Agrimin Limited has received key environmental approval for its Mackay Potash Project while initiating a strategic review in response to sector challenges, alongside notable leadership changes.
- Western Australian environmental approval granted for Mackay Potash Project
- Strategic review underway to assess project options including joint ventures and sale
- CEO Debbie Morrow steps down; Michael Hartley appointed Executive Director
- Cash balance low at $1.1 million with recent $0.7 million R&D tax refund
- Binding offtake agreements maintained with major fertilizer buyers
Environmental Approval and Project Status
Agrimin Limited (ASX: AMN) marked a significant milestone in the March 2025 quarter by securing Western Australian state environmental approval for its flagship Mackay Potash Project. The approval, granted on 20 January 2025 by the WA Minister for Environment, follows a comprehensive assessment by the Environmental Protection Authority and acknowledges the company’s extensive environmental surveys and engagement with Traditional Owners.
Located on Lake Mackay, the largest undeveloped potash-bearing salt lake globally, the project aims to produce sulphate of potash (SOP) fertiliser from hypersaline brine. The project benefits from a Native Title Agreement and strategic logistics access via Wyndham Port, recently designated as a First Point of Entry by both state and Commonwealth governments, enhancing export and import capabilities.
Strategic Review Reflects Sector Challenges
Despite this regulatory progress, Agrimin has commenced a strategic review of the Mackay Potash Project, acknowledging the broader difficulties faced by the Western Australian SOP sector over the past decade. The review, announced in early February 2025, aims to explore options to maximise shareholder value, including potential joint ventures, outright sale, or tenement restructuring. This cautious approach is underscored by a deliberate scaling back of site activities and implementation of cost reduction measures throughout 2025.
The strategic review also contemplates diversification into non-potash exploration within the West Arunta region, an area gaining attention for critical minerals such as rare earth elements and niobium. Agrimin’s 40% stake in Tali Resources Pty Ltd, which holds significant tenements in this region, is valued at $32 million as of December 2024, highlighting the company’s broader resource portfolio.
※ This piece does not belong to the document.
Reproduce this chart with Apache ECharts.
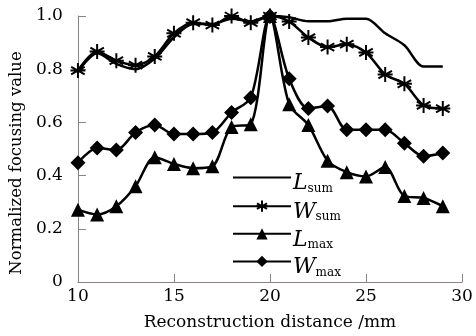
<!DOCTYPE html>
<html><head><meta charset="utf-8">
<script src="https://cdn.jsdelivr.net/npm/echarts@6/dist/echarts.min.js"></script>
<style>html,body{margin:0;padding:0;background:#fff}#c{width:476px;height:336px}</style>
</head><body><div id="c"></div>
<script>
const xValues = [10,11,12,13,14,15,16,17,18,19,20,21,22,23,24,25,26,27,28,29];
const Lsum = [0.79,0.86,0.82,0.80,0.84,0.92,0.97,0.97,0.99,0.98,1.0,0.995,0.98,0.98,0.99,0.99,0.935,0.89,0.81,0.81];
const Wsum = [0.795,0.867,0.832,0.815,0.848,0.935,0.975,0.966,1.0,0.975,1.0,0.979,0.919,0.883,0.894,0.863,0.78,0.745,0.664,0.652];
const Lmax = [0.272,0.254,0.285,0.36,0.469,0.444,0.428,0.435,0.583,0.593,1.0,0.668,0.59,0.456,0.413,0.397,0.432,0.323,0.316,0.285];
const Wmax = [0.448,0.504,0.496,0.562,0.59,0.556,0.556,0.562,0.637,0.693,1.0,0.764,0.652,0.662,0.572,0.572,0.572,0.522,0.473,0.485];
const seriesNames = ['Lsum','Wsum','Lmax','Wmax'];
const legendParts = {Lsum:['L','sum'],Wsum:['W','sum'],Lmax:['L','max'],Wmax:['W','max']};
const yTicks = [0,0.2,0.4,0.6,0.8,1.0];

const serif = '"DejaVu Serif", "Liberation Serif", serif';
const star = 'path://M0,-10L0,10M-9,-5L9,5M-9,5L9,-5M-10,0L10,0';
function pairs(arr){ return xValues.map((x,i)=>[x,arr[i]]); }
function mk(name, data, symbol, size, extra){
  return Object.assign({
    name, type:'line', data:pairs(data), smooth:0.3,
    symbol, symbolSize:size, showSymbol: symbol!=='none',
    lineStyle:{color:'#000', width:2.5},
    itemStyle:{color:'#000', borderColor:'#000', borderWidth:0},
    emphasis:{disabled:true}
  }, extra||{});
}
const chart = echarts.init(document.getElementById('c'));
chart.setOption({
  animation:false,
  backgroundColor:'#fff',
  grid:{left:77,right:14,top:16,bottom:52},
  legend:{
    orient:'vertical', left:227, top:167, itemGap:5, itemWidth:58, itemHeight:14,
    data:[{name:'Lsum', itemStyle:{color:'rgba(0,0,0,0)',borderWidth:0,opacity:0}},'Wsum','Lmax','Wmax'],
    formatter:function(n){ const p=legendParts[n]; return '{i|'+p[0]+'}{s|'+p[1]+'}'; },
    textStyle:{
      color:'#000', padding:[0,0,0,-3],
      rich:{
        i:{fontFamily:serif,fontStyle:'italic',fontSize:22,color:'#000',lineHeight:22,verticalAlign:'bottom'},
        s:{fontFamily:serif,fontSize:12,color:'#000',padding:[22,0,0,0],verticalAlign:'bottom'}
      }
    }
  },
  xAxis:{
    type:'value', min:10, max:30, interval:5,
    name:'Reconstruction distance /mm', nameLocation:'middle', nameGap:32,
    nameTextStyle:{fontFamily:serif,fontSize:17,color:'#000'},
    axisLine:{lineStyle:{color:'#8a8282',width:1}},
    axisTick:{inside:true,length:8,lineStyle:{color:'#8a8282'}},
    axisLabel:{fontFamily:serif,fontSize:17,color:'#000',margin:6},
    splitLine:{show:false}
  },
  yAxis:{
    type:'value', min:0, max:1, interval:0.2,
    name:'Normalized focusing value', nameLocation:'middle', nameGap:52,
    nameTextStyle:{fontFamily:serif,fontSize:16.5,color:'#000',padding:[0,28,0,0]},
    axisLine:{show:true,lineStyle:{color:'#8a8282',width:1}},
    axisTick:{show:true,inside:true,length:8,lineStyle:{color:'#8a8282'}},
    axisLabel:{fontFamily:serif,fontSize:17,color:'#000',margin:15,
      formatter:function(v){ return v===0?'0':v.toFixed(1); }},
    splitLine:{show:false}
  },
  series:[
    mk('Lsum',Lsum,'none',0),
    mk('Wsum',Wsum,star,15,{itemStyle:{color:'#000',borderColor:'#000',borderWidth:2}}),
    mk('Lmax',Lmax,'triangle',14),
    mk('Wmax',Wmax,'diamond',15)
  ]
});
</script></body></html>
Corporate Developments and Financial Position
Corporate changes during the quarter were notable, with Managing Director and CEO Debbie Morrow stepping down on 7 February 2025. Michael Hartley joined the board as an Executive Director the same day, signaling a potential shift in leadership strategy as the company navigates its review and next steps.
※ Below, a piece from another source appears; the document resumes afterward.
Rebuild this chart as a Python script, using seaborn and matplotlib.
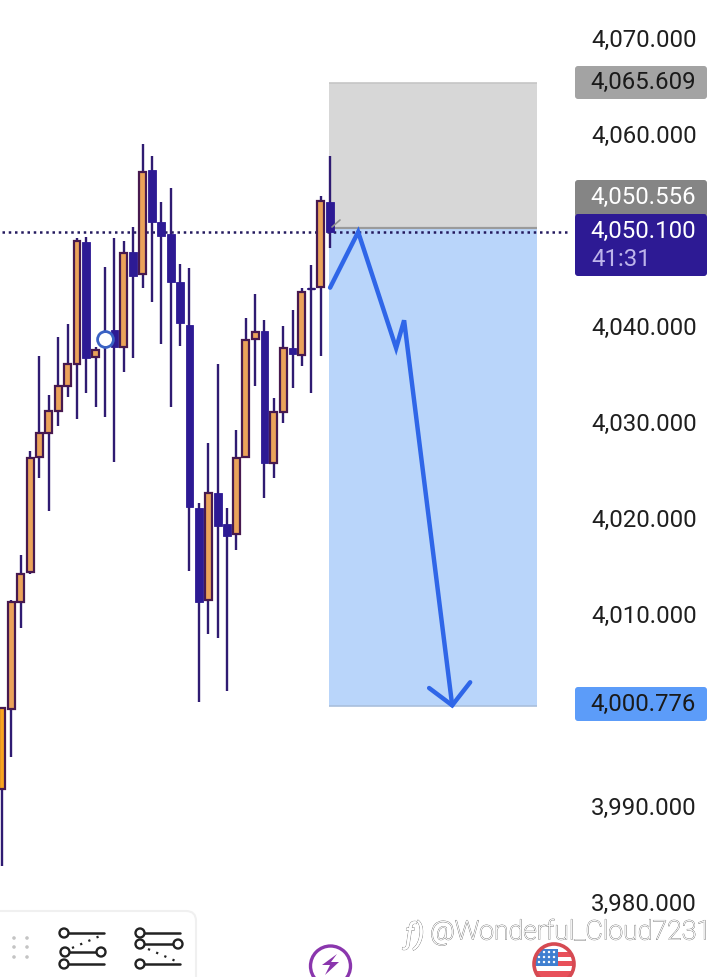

Financially, Agrimin reported a modest cash balance of $1.1 million at quarter-end, supplemented by a $0.7 million R&D tax refund. The company’s expenditure focused primarily on front-end engineering design (FEED) activities and environmental approvals, with no development or production spending recorded. Binding offtake agreements remain in place with Sinochem Fertilizer Macao Limited, Nitron Group, and MacroSource, collectively covering 315,000 tonnes per annum of SOP, though these partners have been informed of the ongoing strategic review.
Looking Ahead
As Agrimin balances regulatory achievements with sector headwinds and internal transitions, the outcomes of its strategic review will be pivotal. The company’s ability to secure additional funding, optimise project structure, and leverage its exploration assets in the West Arunta region will shape its trajectory in the competitive fertiliser market.
Bottom Line?
Agrimin’s next moves on project strategy and funding will be critical amid sector challenges and leadership changes.
Questions in the middle?
- What specific options will Agrimin pursue following the strategic review outcome?
- How will the company address its low cash position and fund ongoing development?
- What impact will leadership changes have on project execution and investor confidence?